Task directions
Go through the data below. Pull out every line that has the word "matplotlib".

Recorded data
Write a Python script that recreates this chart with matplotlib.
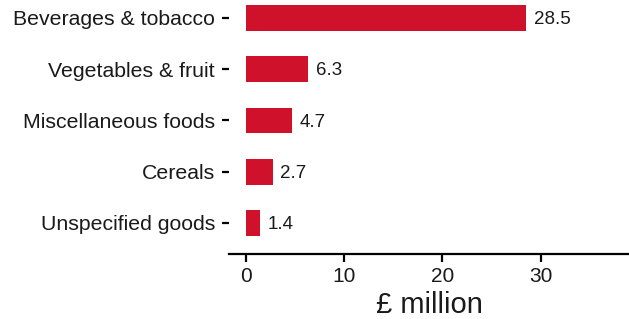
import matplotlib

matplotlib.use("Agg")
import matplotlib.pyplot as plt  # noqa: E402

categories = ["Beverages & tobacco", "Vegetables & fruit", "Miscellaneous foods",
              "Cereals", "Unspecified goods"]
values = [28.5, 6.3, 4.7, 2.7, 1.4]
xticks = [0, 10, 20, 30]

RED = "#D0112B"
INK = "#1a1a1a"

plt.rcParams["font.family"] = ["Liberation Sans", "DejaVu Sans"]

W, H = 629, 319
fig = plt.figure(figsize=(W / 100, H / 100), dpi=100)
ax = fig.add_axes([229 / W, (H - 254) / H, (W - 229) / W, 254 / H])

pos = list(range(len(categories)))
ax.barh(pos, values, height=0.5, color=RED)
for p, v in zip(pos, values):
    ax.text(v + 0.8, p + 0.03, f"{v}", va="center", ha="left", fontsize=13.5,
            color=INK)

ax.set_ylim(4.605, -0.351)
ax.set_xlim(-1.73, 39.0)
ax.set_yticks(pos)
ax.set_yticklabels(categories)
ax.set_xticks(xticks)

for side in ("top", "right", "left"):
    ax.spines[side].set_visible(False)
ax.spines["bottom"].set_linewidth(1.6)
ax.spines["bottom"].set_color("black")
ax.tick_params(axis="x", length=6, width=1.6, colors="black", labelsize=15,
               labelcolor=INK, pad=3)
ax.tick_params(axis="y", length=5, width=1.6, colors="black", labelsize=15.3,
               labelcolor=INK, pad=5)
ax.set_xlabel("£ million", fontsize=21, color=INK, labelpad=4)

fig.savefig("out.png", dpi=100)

Result of the exercise
Write a Python script that recreates this chart with matplotlib.
import matplotlib
matplotlib.use("Agg")
import matplotlib.pyplot as plt  # noqa: E402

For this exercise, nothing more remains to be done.